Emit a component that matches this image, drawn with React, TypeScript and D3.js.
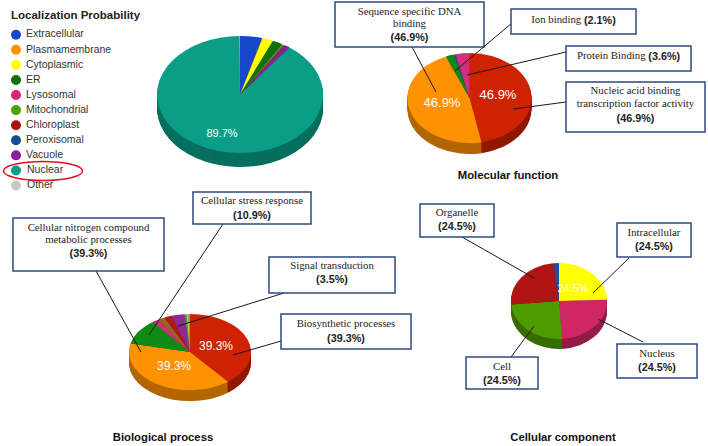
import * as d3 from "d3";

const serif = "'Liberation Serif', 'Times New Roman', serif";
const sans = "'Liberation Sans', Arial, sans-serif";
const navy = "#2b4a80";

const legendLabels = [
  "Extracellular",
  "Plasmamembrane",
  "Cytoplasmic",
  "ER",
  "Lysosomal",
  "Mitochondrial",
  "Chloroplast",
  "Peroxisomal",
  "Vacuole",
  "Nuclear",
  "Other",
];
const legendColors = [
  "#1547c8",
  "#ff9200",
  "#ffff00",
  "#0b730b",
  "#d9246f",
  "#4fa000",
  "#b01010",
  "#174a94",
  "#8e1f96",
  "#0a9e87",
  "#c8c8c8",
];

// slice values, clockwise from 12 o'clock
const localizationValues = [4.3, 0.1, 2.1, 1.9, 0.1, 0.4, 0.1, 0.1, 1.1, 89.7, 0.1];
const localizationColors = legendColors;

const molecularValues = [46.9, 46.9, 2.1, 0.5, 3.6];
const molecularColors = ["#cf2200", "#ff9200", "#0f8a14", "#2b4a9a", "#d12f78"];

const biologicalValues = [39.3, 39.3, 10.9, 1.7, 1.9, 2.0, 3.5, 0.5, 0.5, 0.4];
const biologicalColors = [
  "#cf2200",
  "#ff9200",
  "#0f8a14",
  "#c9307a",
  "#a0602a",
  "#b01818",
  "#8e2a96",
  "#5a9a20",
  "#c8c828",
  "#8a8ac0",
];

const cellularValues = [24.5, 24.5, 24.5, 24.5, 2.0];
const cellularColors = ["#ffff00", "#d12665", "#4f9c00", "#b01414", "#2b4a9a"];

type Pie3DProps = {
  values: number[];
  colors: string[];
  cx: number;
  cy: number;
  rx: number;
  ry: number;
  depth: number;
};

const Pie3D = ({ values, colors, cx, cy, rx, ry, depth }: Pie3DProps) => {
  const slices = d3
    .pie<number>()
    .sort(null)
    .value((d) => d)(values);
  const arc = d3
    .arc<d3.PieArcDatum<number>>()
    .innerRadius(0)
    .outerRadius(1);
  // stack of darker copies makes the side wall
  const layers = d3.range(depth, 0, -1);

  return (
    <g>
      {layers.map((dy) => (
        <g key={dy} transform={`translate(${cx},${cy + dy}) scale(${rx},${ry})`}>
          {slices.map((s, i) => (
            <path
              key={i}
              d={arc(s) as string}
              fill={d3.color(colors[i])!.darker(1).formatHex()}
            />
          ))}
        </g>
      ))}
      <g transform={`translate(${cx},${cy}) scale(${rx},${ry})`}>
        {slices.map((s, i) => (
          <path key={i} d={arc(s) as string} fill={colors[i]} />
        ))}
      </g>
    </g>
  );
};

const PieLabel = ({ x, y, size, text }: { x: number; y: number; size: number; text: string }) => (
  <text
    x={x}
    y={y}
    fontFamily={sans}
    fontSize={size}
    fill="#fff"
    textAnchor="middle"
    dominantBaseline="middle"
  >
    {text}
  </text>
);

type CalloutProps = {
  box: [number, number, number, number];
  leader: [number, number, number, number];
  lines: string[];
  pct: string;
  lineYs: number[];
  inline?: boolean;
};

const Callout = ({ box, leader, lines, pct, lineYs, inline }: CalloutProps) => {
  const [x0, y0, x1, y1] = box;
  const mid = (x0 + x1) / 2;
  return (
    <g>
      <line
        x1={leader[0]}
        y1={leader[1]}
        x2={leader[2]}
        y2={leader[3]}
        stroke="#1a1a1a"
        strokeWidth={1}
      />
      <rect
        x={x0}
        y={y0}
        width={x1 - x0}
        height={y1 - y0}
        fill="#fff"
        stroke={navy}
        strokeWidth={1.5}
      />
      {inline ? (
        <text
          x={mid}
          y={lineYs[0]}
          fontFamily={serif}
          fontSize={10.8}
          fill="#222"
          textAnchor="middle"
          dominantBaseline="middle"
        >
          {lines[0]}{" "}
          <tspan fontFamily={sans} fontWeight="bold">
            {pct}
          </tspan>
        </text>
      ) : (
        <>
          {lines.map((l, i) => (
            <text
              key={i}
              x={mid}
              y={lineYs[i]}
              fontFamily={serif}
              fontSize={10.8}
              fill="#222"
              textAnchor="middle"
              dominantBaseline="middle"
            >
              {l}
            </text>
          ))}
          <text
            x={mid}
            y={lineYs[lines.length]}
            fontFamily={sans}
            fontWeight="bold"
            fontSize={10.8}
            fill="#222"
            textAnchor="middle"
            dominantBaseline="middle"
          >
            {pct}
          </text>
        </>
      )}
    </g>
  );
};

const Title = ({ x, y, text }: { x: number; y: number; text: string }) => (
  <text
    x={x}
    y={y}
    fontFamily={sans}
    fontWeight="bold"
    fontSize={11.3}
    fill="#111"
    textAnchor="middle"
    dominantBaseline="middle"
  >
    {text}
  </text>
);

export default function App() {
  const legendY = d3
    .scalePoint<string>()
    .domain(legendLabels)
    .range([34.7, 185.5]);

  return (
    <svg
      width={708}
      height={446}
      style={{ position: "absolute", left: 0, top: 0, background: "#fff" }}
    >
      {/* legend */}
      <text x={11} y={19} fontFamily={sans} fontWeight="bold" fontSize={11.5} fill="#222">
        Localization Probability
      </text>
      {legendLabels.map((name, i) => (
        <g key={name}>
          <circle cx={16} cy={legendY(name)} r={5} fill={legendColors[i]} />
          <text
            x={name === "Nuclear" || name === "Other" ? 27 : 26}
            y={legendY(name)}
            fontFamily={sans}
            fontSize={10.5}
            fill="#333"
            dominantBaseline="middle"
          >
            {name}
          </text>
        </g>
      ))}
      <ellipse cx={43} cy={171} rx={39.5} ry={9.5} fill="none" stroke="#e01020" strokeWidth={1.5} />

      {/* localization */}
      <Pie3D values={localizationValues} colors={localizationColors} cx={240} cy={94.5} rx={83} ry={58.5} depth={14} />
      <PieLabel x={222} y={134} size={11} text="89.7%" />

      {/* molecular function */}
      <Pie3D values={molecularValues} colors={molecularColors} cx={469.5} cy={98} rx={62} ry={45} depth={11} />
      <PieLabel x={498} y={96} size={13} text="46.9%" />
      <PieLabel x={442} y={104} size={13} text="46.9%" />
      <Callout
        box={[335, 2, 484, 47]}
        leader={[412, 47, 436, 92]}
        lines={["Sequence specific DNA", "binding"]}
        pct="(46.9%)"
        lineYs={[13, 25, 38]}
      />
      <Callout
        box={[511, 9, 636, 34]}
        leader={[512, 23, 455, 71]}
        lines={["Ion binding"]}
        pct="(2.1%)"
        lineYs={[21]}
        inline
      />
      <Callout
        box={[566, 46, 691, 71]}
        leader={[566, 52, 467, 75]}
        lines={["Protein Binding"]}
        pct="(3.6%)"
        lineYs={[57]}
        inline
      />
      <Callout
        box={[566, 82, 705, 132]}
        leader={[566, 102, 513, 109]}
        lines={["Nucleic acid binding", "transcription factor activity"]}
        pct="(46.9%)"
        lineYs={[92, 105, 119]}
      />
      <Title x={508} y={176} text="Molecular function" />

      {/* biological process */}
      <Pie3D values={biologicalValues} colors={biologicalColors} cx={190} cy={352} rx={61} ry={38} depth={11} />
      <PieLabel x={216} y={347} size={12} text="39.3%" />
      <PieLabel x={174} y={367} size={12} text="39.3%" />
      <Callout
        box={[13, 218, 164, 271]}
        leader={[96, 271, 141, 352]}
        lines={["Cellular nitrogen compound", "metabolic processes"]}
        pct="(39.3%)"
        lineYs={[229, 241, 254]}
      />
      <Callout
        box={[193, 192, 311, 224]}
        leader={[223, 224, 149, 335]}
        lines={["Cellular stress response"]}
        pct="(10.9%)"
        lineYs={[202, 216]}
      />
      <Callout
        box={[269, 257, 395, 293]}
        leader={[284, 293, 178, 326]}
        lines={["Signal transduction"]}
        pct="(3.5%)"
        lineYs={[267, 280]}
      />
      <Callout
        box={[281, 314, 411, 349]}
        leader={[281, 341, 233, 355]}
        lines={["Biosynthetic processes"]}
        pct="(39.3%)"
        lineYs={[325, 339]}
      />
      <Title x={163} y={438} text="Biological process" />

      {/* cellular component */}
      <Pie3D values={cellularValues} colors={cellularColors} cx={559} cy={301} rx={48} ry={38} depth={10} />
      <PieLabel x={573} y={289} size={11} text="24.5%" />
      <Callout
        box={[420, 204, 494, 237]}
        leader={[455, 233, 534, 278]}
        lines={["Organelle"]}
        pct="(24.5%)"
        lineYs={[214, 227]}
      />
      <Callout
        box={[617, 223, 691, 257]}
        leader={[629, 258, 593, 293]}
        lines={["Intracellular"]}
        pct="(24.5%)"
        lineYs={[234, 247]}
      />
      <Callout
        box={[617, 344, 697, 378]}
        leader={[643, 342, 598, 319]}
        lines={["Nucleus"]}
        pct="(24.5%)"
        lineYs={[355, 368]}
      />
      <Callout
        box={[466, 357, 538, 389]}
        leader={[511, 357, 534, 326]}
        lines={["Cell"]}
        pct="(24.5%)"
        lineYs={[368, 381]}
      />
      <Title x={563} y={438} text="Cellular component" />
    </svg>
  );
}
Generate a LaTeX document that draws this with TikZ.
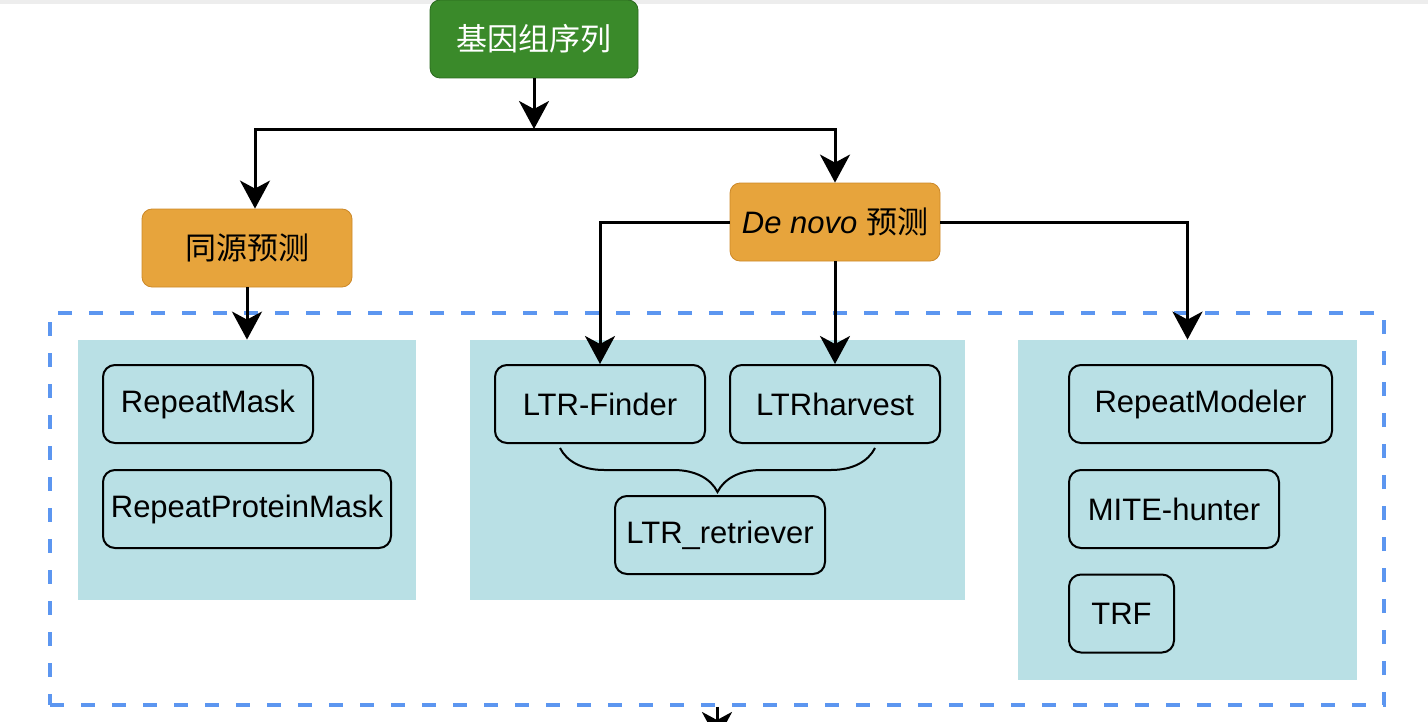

----------

Extract, from the material above, each line holding the word "with".

Emit a component that matches this image, drawn with React, TypeScript and D3.js.
Generate a LaTeX document that draws this with TikZ.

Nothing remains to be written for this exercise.